- **Exercise description**:
Look at the data below and print exactly the lines from its first line through the line with "0, 0], [0, 0, 0]];"; the pictures stay out of the copy.

- **Material**:
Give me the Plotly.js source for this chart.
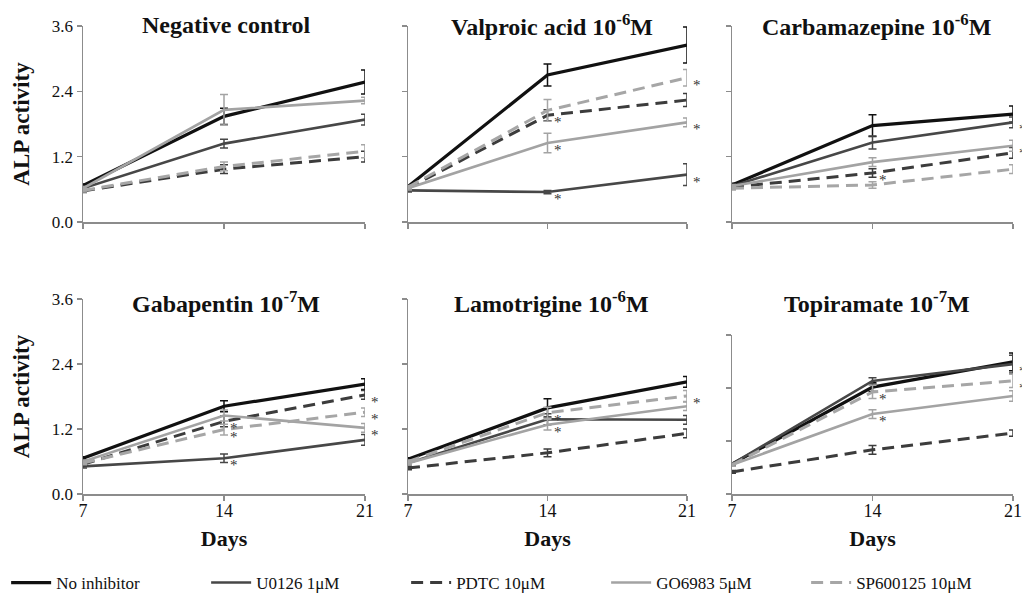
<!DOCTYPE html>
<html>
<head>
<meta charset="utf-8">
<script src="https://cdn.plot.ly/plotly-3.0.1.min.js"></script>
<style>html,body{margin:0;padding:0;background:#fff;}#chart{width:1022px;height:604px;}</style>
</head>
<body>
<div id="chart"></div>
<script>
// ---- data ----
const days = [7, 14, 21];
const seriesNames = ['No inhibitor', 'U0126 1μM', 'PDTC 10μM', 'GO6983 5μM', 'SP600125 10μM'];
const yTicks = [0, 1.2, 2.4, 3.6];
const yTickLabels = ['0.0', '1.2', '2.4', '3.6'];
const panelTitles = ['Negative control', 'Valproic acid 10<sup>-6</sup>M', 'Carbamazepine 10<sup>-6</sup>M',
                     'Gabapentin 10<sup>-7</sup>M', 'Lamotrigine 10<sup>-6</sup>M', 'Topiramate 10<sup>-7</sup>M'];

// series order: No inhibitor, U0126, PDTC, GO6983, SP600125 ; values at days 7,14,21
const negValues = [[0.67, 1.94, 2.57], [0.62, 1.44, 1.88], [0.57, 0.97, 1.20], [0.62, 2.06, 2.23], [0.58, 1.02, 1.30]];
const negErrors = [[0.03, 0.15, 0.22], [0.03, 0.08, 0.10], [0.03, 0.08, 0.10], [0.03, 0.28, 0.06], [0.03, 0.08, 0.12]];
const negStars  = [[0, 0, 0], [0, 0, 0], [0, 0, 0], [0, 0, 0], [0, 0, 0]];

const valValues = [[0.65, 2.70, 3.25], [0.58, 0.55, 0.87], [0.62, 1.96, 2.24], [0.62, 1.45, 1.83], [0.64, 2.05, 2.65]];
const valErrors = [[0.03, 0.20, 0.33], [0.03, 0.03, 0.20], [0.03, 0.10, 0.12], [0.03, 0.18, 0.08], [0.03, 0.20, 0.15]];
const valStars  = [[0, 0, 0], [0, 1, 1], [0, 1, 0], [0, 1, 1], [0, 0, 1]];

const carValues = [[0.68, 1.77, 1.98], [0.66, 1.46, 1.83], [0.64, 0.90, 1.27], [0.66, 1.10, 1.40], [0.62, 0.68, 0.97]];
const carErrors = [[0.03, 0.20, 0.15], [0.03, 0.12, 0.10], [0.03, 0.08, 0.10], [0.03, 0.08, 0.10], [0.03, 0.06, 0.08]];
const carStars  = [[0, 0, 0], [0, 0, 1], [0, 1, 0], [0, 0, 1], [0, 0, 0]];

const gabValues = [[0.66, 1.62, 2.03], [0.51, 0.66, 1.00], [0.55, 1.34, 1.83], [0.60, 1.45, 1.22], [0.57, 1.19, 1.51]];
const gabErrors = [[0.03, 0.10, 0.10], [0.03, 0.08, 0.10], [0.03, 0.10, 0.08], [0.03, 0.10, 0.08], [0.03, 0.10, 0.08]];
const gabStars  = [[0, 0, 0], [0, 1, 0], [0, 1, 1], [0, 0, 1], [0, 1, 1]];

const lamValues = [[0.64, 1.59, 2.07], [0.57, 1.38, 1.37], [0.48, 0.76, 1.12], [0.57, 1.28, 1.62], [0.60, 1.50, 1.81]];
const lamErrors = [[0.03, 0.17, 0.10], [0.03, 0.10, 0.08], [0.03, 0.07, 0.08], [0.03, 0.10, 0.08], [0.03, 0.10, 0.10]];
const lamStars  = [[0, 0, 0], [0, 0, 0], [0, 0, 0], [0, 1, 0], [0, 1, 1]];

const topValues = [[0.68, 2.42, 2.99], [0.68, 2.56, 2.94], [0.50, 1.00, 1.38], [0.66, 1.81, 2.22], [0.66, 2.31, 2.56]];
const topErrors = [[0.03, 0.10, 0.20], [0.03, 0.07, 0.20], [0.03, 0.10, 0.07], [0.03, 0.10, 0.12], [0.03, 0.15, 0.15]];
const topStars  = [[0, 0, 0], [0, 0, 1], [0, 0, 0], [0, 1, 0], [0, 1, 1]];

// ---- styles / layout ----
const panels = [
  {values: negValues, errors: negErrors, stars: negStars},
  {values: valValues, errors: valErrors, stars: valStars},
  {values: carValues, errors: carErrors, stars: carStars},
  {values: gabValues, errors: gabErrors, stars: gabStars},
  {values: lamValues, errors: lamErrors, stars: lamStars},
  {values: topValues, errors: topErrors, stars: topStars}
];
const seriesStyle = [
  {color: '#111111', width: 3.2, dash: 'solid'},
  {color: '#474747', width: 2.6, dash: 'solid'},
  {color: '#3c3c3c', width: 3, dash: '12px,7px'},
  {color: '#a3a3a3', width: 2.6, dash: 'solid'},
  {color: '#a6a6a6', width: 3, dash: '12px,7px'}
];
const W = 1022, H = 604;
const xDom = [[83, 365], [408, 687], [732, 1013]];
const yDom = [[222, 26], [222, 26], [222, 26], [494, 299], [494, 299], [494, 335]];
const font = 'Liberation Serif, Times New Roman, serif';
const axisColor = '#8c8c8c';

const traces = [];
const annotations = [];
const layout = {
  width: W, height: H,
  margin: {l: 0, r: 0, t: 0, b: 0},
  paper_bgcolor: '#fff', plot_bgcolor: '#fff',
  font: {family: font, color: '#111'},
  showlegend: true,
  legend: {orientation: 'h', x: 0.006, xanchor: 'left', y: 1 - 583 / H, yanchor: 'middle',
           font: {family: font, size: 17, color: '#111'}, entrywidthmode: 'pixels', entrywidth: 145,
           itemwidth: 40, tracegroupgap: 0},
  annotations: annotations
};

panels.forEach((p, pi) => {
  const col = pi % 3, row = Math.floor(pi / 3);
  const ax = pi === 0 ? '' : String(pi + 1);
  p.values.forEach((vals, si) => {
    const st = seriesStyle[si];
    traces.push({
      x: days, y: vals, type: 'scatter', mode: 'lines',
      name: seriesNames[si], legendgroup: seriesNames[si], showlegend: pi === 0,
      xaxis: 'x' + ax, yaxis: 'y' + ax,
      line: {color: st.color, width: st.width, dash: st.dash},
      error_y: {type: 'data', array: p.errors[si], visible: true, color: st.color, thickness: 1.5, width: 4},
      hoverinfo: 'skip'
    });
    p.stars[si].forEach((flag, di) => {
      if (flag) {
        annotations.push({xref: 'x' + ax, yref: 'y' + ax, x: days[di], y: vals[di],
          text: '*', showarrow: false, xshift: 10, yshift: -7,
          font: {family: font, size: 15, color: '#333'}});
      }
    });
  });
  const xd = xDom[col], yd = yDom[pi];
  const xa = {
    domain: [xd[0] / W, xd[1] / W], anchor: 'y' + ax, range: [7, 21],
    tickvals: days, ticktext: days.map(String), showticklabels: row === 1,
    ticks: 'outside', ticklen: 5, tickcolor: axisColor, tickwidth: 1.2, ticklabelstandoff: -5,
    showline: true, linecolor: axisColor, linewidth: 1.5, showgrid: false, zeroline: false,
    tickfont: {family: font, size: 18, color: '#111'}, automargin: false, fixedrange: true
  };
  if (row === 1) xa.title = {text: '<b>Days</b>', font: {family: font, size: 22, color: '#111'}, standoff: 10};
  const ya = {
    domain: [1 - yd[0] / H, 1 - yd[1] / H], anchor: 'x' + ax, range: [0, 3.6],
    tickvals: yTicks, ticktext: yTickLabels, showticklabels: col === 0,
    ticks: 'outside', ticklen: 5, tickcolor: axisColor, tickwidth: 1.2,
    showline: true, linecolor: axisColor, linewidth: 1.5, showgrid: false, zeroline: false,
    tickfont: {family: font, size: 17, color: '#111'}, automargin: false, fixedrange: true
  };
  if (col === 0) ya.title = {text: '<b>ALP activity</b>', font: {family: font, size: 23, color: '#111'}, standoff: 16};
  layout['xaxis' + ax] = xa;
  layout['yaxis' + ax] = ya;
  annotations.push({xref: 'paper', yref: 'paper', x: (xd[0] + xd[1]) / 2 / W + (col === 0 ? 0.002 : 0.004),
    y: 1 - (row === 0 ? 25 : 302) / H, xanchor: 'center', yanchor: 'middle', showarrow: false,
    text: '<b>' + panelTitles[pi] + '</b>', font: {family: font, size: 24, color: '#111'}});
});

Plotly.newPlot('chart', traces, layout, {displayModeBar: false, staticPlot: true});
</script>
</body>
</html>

- **Exercise result**:
Give me the Plotly.js source for this chart.
<!DOCTYPE html>
<html>
<head>
<meta charset="utf-8">
<script src="https://cdn.plot.ly/plotly-3.0.1.min.js"></script>
<style>html,body{margin:0;padding:0;background:#fff;}#chart{width:1022px;height:604px;}</style>
</head>
<body>
<div id="chart"></div>
<script>
// ---- data ----
const days = [7, 14, 21];
const seriesNames = ['No inhibitor', 'U0126 1μM', 'PDTC 10μM', 'GO6983 5μM', 'SP600125 10μM'];
const yTicks = [0, 1.2, 2.4, 3.6];
const yTickLabels = ['0.0', '1.2', '2.4', '3.6'];
const panelTitles = ['Negative control', 'Valproic acid 10<sup>-6</sup>M', 'Carbamazepine 10<sup>-6</sup>M',
                     'Gabapentin 10<sup>-7</sup>M', 'Lamotrigine 10<sup>-6</sup>M', 'Topiramate 10<sup>-7</sup>M'];

// series order: No inhibitor, U0126, PDTC, GO6983, SP600125 ; values at days 7,14,21
const negValues = [[0.67, 1.94, 2.57], [0.62, 1.44, 1.88], [0.57, 0.97, 1.20], [0.62, 2.06, 2.23], [0.58, 1.02, 1.30]];
const negErrors = [[0.03, 0.15, 0.22], [0.03, 0.08, 0.10], [0.03, 0.08, 0.10], [0.03, 0.28, 0.06], [0.03, 0.08, 0.12]];
const negStars  = [[0, 0, 0], [0, 0, 0], [0, 0, 0], [0, 0, 0], [0, 0, 0]];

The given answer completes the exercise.